### Your instructions
Reproduce the full listing below unchanged, apart from the pictures.

----

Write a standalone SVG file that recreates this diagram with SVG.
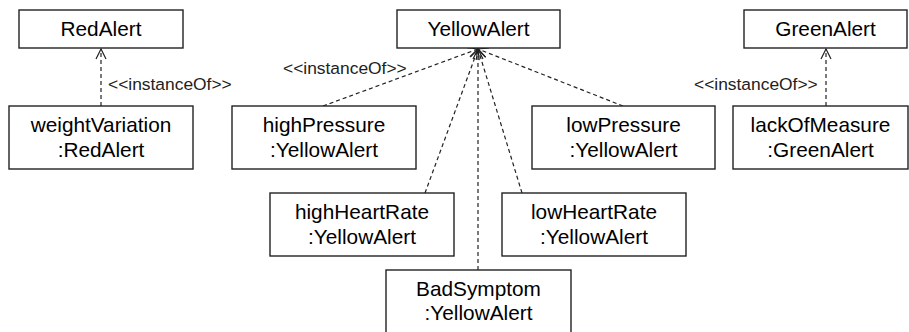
<svg xmlns="http://www.w3.org/2000/svg" width="909" height="332" viewBox="0 0 909 332">
<defs>
<marker id="open" viewBox="0 0 12 12" refX="11" refY="6" markerWidth="12" markerHeight="12" markerUnits="userSpaceOnUse" orient="auto">
<path d="M1,1 L11,6 L1,11" fill="none" stroke="#222" stroke-width="1.2"/>
</marker>
</defs>
<style>
.box{fill:#fff;stroke:#222;stroke-width:1.4}
.t{font-family:"Liberation Sans",Arial,sans-serif;font-size:20.8px;fill:#000;text-anchor:middle}
.lbl{font-family:"Liberation Sans",Arial,sans-serif;font-size:17.4px;fill:#222}
.dep{fill:none;stroke:#222;stroke-width:1.2;stroke-dasharray:4 3;marker-end:url(#open)}
</style>
<rect width="909" height="332" fill="#fff"/>
<g id="connectors">
<line class="dep" x1="101" y1="106" x2="101" y2="49"/>
<line class="dep" x1="323" y1="106" x2="478" y2="49"/>
<line class="dep" x1="623" y1="106" x2="478" y2="49"/>
<line class="dep" x1="425" y1="193" x2="478" y2="49"/>
<line class="dep" x1="522" y1="193" x2="478" y2="49"/>
<line class="dep" x1="478" y1="270" x2="478" y2="49"/>
<line class="dep" x1="826" y1="106" x2="826" y2="49"/>
<text class="lbl" x="108" y="90">&lt;&lt;instanceOf&gt;&gt;</text>
<text class="lbl" x="283" y="74">&lt;&lt;instanceOf&gt;&gt;</text>
<text class="lbl" x="694" y="90">&lt;&lt;instanceOf&gt;&gt;</text>
</g>
<g id="RedAlert"><rect class="box" x="19" y="10" width="164" height="38"/><text class="t" x="101" y="36">RedAlert</text></g>
<g id="YellowAlert"><rect class="box" x="397" y="10" width="163" height="38"/><text class="t" x="478.5" y="36">YellowAlert</text></g>
<g id="GreenAlert"><rect class="box" x="744" y="10" width="163" height="38"/><text class="t" x="825.5" y="36">GreenAlert</text></g>
<g id="weightVariation"><rect class="box" x="9" y="106" width="184" height="63"/><text class="t" x="101" y="132">weightVariation</text><text class="t" x="101" y="157">:RedAlert</text></g>
<g id="highPressure"><rect class="box" x="232" y="106" width="184" height="63"/><text class="t" x="324" y="132">highPressure</text><text class="t" x="324" y="157">:YellowAlert</text></g>
<g id="lowPressure"><rect class="box" x="532" y="106" width="183" height="63"/><text class="t" x="623.5" y="132">lowPressure</text><text class="t" x="623.5" y="157">:YellowAlert</text></g>
<g id="lackOfMeasure"><rect class="box" x="733" y="106" width="175" height="63"/><text class="t" x="820.5" y="132">lackOfMeasure</text><text class="t" x="820.5" y="157">:GreenAlert</text></g>
<g id="highHeartRate"><rect class="box" x="270" y="193" width="184" height="63"/><text class="t" x="362" y="219">highHeartRate</text><text class="t" x="362" y="244">:YellowAlert</text></g>
<g id="lowHeartRate"><rect class="box" x="502" y="193" width="184" height="63"/><text class="t" x="594" y="219">lowHeartRate</text><text class="t" x="594" y="244">:YellowAlert</text></g>
<g id="BadSymptom"><rect class="box" x="386" y="270" width="185" height="70"/><text class="t" x="478.5" y="296">BadSymptom</text><text class="t" x="478.5" y="320">:YellowAlert</text></g>
</svg>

----

### Answer to this problem
Write a standalone SVG file that recreates this diagram with SVG.
<svg xmlns="http://www.w3.org/2000/svg" width="909" height="332" viewBox="0 0 909 332">
<defs>
<marker id="open" viewBox="0 0 12 12" refX="11" refY="6" markerWidth="12" markerHeight="12" markerUnits="userSpaceOnUse" orient="auto">
<path d="M1,1 L11,6 L1,11" fill="none" stroke="#222" stroke-width="1.2"/>
</marker>
</defs>
<style>
.box{fill:#fff;stroke:#222;stroke-width:1.4}
.t{font-family:"Liberation Sans",Arial,sans-serif;font-size:20.8px;fill:#000;text-anchor:middle}
.lbl{font-family:"Liberation Sans",Arial,sans-serif;font-size:17.4px;fill:#222}
.dep{fill:none;stroke:#222;stroke-width:1.2;stroke-dasharray:4 3;marker-end:url(#open)}
</style>
<rect width="909" height="332" fill="#fff"/>
<g id="connectors">
<line class="dep" x1="101" y1="106" x2="101" y2="49"/>
<line class="dep" x1="323" y1="106" x2="478" y2="49"/>
<line class="dep" x1="623" y1="106" x2="478" y2="49"/>
<line class="dep" x1="425" y1="193" x2="478" y2="49"/>
<line class="dep" x1="522" y1="193" x2="478" y2="49"/>
<line class="dep" x1="478" y1="270" x2="478" y2="49"/>
<line class="dep" x1="826" y1="106" x2="826" y2="49"/>
<text class="lbl" x="108" y="90">&lt;&lt;instanceOf&gt;&gt;</text>
<text class="lbl" x="283" y="74">&lt;&lt;instanceOf&gt;&gt;</text>
<text class="lbl" x="694" y="90">&lt;&lt;instanceOf&gt;&gt;</text>
</g>
<g id="RedAlert"><rect class="box" x="19" y="10" width="164" height="38"/><text class="t" x="101" y="36">RedAlert</text></g>
<g id="YellowAlert"><rect class="box" x="397" y="10" width="163" height="38"/><text class="t" x="478.5" y="36">YellowAlert</text></g>
<g id="GreenAlert"><rect class="box" x="744" y="10" width="163" height="38"/><text class="t" x="825.5" y="36">GreenAlert</text></g>
<g id="weightVariation"><rect class="box" x="9" y="106" width="184" height="63"/><text class="t" x="101" y="132">weightVariation</text><text class="t" x="101" y="157">:RedAlert</text></g>
<g id="highPressure"><rect class="box" x="232" y="106" width="184" height="63"/><text class="t" x="324" y="132">highPressure</text><text class="t" x="324" y="157">:YellowAlert</text></g>
<g id="lowPressure"><rect class="box" x="532" y="106" width="183" height="63"/><text class="t" x="623.5" y="132">lowPressure</text><text class="t" x="623.5" y="157">:YellowAlert</text></g>
<g id="lackOfMeasure"><rect class="box" x="733" y="106" width="175" height="63"/><text class="t" x="820.5" y="132">lackOfMeasure</text><text class="t" x="820.5" y="157">:GreenAlert</text></g>
<g id="highHeartRate"><rect class="box" x="270" y="193" width="184" height="63"/><text class="t" x="362" y="219">highHeartRate</text><text class="t" x="362" y="244">:YellowAlert</text></g>
<g id="lowHeartRate"><rect class="box" x="502" y="193" width="184" height="63"/><text class="t" x="594" y="219">lowHeartRate</text><text class="t" x="594" y="244">:YellowAlert</text></g>
<g id="BadSymptom"><rect class="box" x="386" y="270" width="185" height="70"/><text class="t" x="478.5" y="296">BadSymptom</text><text class="t" x="478.5" y="320">:YellowAlert</text></g>
</svg>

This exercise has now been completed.